Saturday, June 19, 2010

Protestation

Protesting can be a good thing. It can be an effective means to draw attention to a viable, yet ignored alternative. Once the status quo gets entrenched, sometimes the only real way to change it -- to progress -- is by applying pressure on the leadership.

The suffragette movement did this effectively in the early 20th century when they held mass protests in order to force governments to allow women to vote. That positive change seems so obvious now that I can barely imagine a world were women don't have equal rights (although sadly, there are still backwards strongholds on the planet where this is true). Protesting was necessary, and protesting was effective.

The Vietnam war, the pro-choice movement, Gandhi's Indian independence; there are many great examples where protests were necessary and were effective in promoting change. In all of these cases the outcomes enhanced our civilized nature, we improved our societies with viable, positive alternatives.

Given that, protesting can also be a bad thing. It has become an increasingly popular way to draw attention to an issue. It has become a fad.

When the issue is choosing an alternative, protesting is positive. But if the issue is simply something that people don't like, with no viable alternatives, then the protests are negative. They are just people gathering to vent their own personal frustrations.

There are lots of things that are wrong with our world, some major, many minor. Some of the craziness of our modern life is ultimately the evolutionary state of our systems as they have progressed. They are what they are because we are still on the path of creating something better. Hopefully they will grow and change with time, but they evolved into place for historic reasons. Capitalism is one of those systems. It is ugly, crude and often brings out the worst in people, but still for all of its flaws we have no real viable alternatives. We can't go back and we haven't grown intellectually enough to go forward.

Protesting Capitalism is negative unless there is a proposal for a viable alternative. Sure people can draw attention to the fact that they don't like it, and that there are ugly side effects, but so what? What can you do if there is nothing to change it to? We can't just abandon the last couple of hundred years of progress because parts of the system aren't pretty, aren't fair. A protest against Capitalism is a significant amount of mis-directed energy that could have been better spent on something positive, something productive.

The big changes in the world that so many of today's protesters admire and want to emulate have come because there was something reasonable to change to. If we really want to change the world, fix its problems, then the first thing we need to do is understand the pros and cons of what exists now. It is not until you know the full details, the ins and outs of both the positive and negative aspects that you can propose an alternative.

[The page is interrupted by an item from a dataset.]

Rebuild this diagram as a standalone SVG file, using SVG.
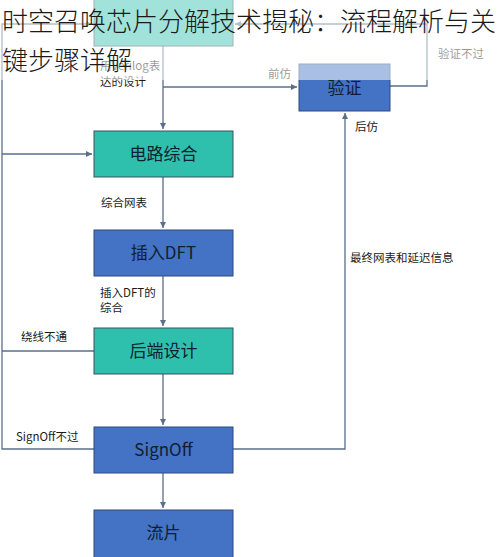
<svg xmlns="http://www.w3.org/2000/svg" width="500" height="557" viewBox="0 0 500 557">
<defs>
<marker id="ah" markerWidth="8" markerHeight="8" refX="6" refY="4" orient="auto" markerUnits="userSpaceOnUse">
<path d="M0,1 L6,4 L0,7 Z" fill="#5a6f8c"/>
</marker>
<style>
.teal{fill:#2fc0ad;stroke:#3a5060;stroke-width:1}
.blue{fill:#4472c4;stroke:#2c4a80;stroke-width:1}
.bt{font-family:"Noto Sans CJK SC","Liberation Sans",sans-serif;font-size:17px;fill:#10202e;text-anchor:middle}
.lb{font-family:"Noto Sans CJK SC","Liberation Sans",sans-serif;font-size:11.5px;fill:#1a1a1a}
.ln{fill:none;stroke:#5a6f8c;stroke-width:1.3}
.title{font-family:"Noto Sans CJK SC","Liberation Sans",sans-serif;font-size:26px;font-weight:300;fill:#1a1a1a}
</style>
</defs>
<rect width="500" height="557" fill="#ffffff"/>
<g id="connectors">
<path class="ln" d="M163,46 V129" marker-end="url(#ah)"/>
<path class="ln" d="M163,87 H297" marker-end="url(#ah)"/>
<path class="ln" d="M163,177 V228" marker-end="url(#ah)"/>
<path class="ln" d="M163,276 V326" marker-end="url(#ah)"/>
<path class="ln" d="M163,374 V425" marker-end="url(#ah)"/>
<path class="ln" d="M163,473 V508" marker-end="url(#ah)"/>
<path class="ln" d="M233,449 H345 V113" marker-end="url(#ah)"/>
<path class="ln" d="M390,86 H427 V24 H235" marker-end="url(#ah)"/>
<path class="ln" d="M94,351 H2"/>
<path class="ln" d="M94,449 H2 V24 H92" marker-end="url(#ah)"/>
<path class="ln" d="M2,154 H92" marker-end="url(#ah)"/>
</g>
<g id="node-rtl"><rect class="teal" x="94" y="-2" width="139" height="48"/></g>
<g id="node-verify"><rect class="blue" x="299" y="64" width="91" height="47"/><text class="bt" x="344.5" y="94">验证</text></g>
<g id="node-synth"><rect class="teal" x="94" y="131" width="139" height="46"/><text class="bt" x="163.5" y="160">电路综合</text></g>
<g id="node-dft"><rect class="blue" x="94" y="230" width="139" height="46"/><text class="bt" x="163.5" y="259">插入DFT</text></g>
<g id="node-backend"><rect class="teal" x="94" y="328" width="139" height="46"/><text class="bt" x="163.5" y="357">后端设计</text></g>
<g id="node-signoff"><rect class="blue" x="94" y="427" width="139" height="46"/><text class="bt" x="163.5" y="456">SignOff</text></g>
<g id="node-tapeout"><rect class="blue" x="94" y="510" width="139" height="50"/><text class="bt" x="163.5" y="539">流片</text></g>
<g id="labels">
<text class="lb" x="100" y="70">用Verilog表</text>
<text class="lb" x="100" y="86">达的设计</text>
<text class="lb" x="268" y="78">前仿</text>
<text class="lb" x="438" y="58">验证不过</text>
<text class="lb" x="355" y="131">后仿</text>
<text class="lb" x="101" y="207">综合网表</text>
<text class="lb" x="100" y="297">插入DFT的</text>
<text class="lb" x="100" y="312">综合</text>
<text class="lb" x="350" y="262">最终网表和延迟信息</text>
<text class="lb" x="21" y="341">绕线不通</text>
<text class="lb" x="16" y="441">SignOff不过</text>
</g>
<rect x="0" y="0" width="500" height="80" fill="#ffffff" opacity="0.55"/>
<g id="title">
<text class="title" x="2" y="31">时空召唤芯片分解技术揭秘：流程解析与关</text>
<text class="title" x="2" y="70">键步骤详解</text>
</g>
</svg>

Just asking for change without providing a viable new direction is whining. It is pointless. It is destructive.

Once the status quo is understood we can move forward with newer, better approaches, being wary of course to really factor in the irrationality of most human behavior. The systems we have, the ones that mostly work and last, aren't pretty black and white simplifications precisely because our own human interactions are very complex and take place on many different levels. Human behavior is messy and spills out like oil into all of the crevices of possibility, which makes any workable system notably flexible and complex. It can never be clean and simple.

With a reasonable alternative, not just wishful thinking, there is a possibility of convincing the masses to change. Once enough people believe, then at that point it is time for protesting. At that point it is time to try to convince the establishment to abandon the status quo and head in a new direction. But you only reach that time when there has been significant momentum in convincing people that there is something to change to. Most people have to want the change, and the change has to be positive.

Protesting can be a good thing. It can lead our societies to grow and to achieve new heights of civilization, but only when it is a force for positive action. A violent, stone throwing fest concocted because people are just angry that the world isn't pretty, or that they aren't personally in charge, is a bad thing. It is one of those things we could do without, hopefully grow beyond. Perhaps someone should protest against pointless negative protests?